Criamos uma proposta de financiamento coletivo para viabilizar mais um monte de coisas bacanas, e essa é a melhor forma de a veiarada colaborar com o projeto. Quem quiser ajudar, o endereço é: https://apoia.se/jogoveio. Nossa primeira meta é um fanzine digital, mais ou menos como eram os jornaizinhos da Sega!

O que você achou do relançamento do Mega Drive e do jogo Turma da Mônica na Terra dos Monstros?

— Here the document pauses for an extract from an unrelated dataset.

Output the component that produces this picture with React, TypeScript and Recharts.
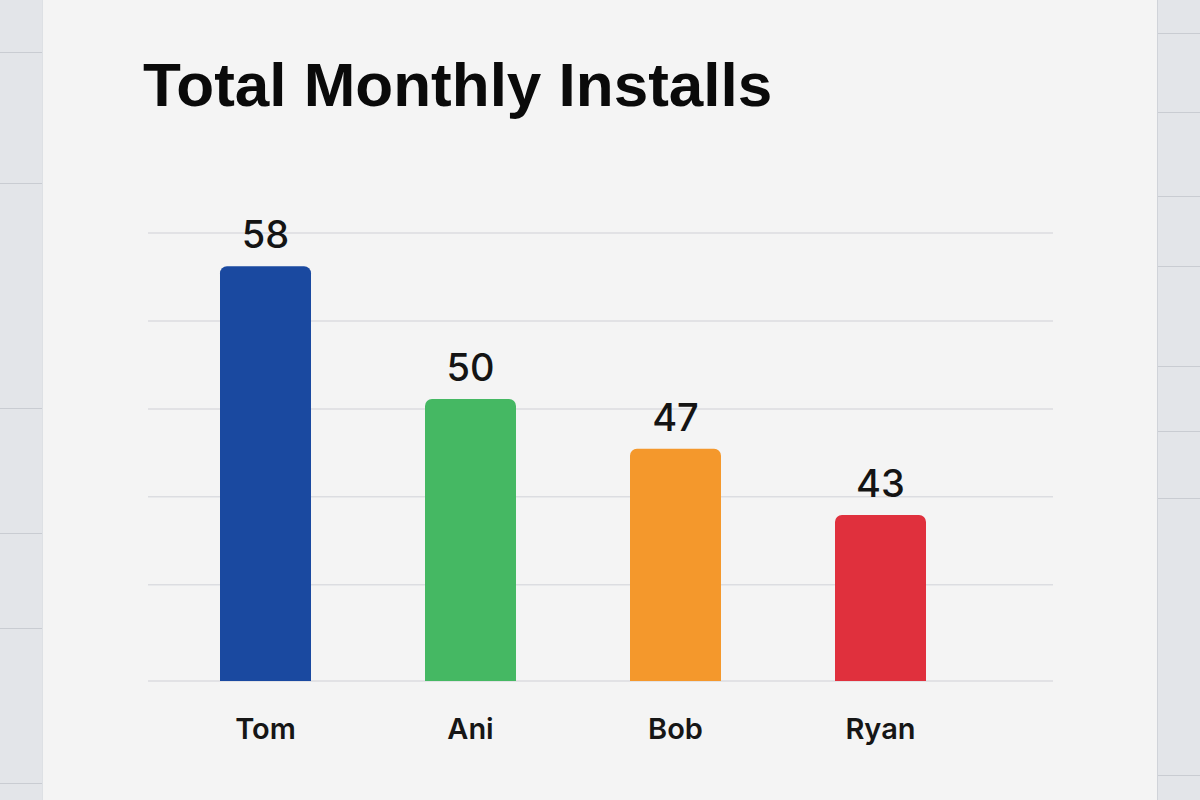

Uma verdadeira viagem no tempo e que atingiu todo mundo em cheio. Mesmo os mais puritanos! Quem é retrogamer assumido e ainda tem o console antigo em casa, mesmo sem comprar o novo Mega teve a oportunidade de ver o console em evidência mais uma vez. E quem não tinha ou não viveu esse período glorioso, certamente se deliciou com a experiência de abrir a caixa e sentir aquele cheirinho viciante de um videogame zerado!

Você possui alguma história especial com a Tectoy e seus consoles/jogos que gostaria de compartilhar?

Tem um causo divertido que aconteceu comigo na época do lançamento do Mortal Kombat 3. Eu havia pedido o jogo de aniversário, e no dia recebi um pacote super bem embrulhado, mas naquele formatinho retangular característico. Quando rasguei o papel, para o meu espanto, era um cartucho de World Cup 94′.

Disfarcei a tristeza com um sorriso amarelo e quando questionado se havia gostado do presente, respondi que sim, mas com aquela cara de quem chupou um limão. Aí me entregaram o verdadeiro presente: Mortal Kombat 3! No fim das contas o saldo foi super positivo e eu ganhei dois jogos no mesmo dia!

Por fim, há planos para uma versão impressa da Jogo Véio?

Há uma vontade muito forte, e nós estamos nos movimentando bastante pra que isso aconteça. O público retrogamer valoriza muito a experiência de ter uma mídia física, e isso certamente nos ajudaria a tornar a revista mais conhecida. Nesse momento, estamos abertos a parcerias e propostas de patrocínio que nos ajudem a atingir essa meta. Mas isso não invalida a ideia de termos sempre uma publicação digital para os fãs!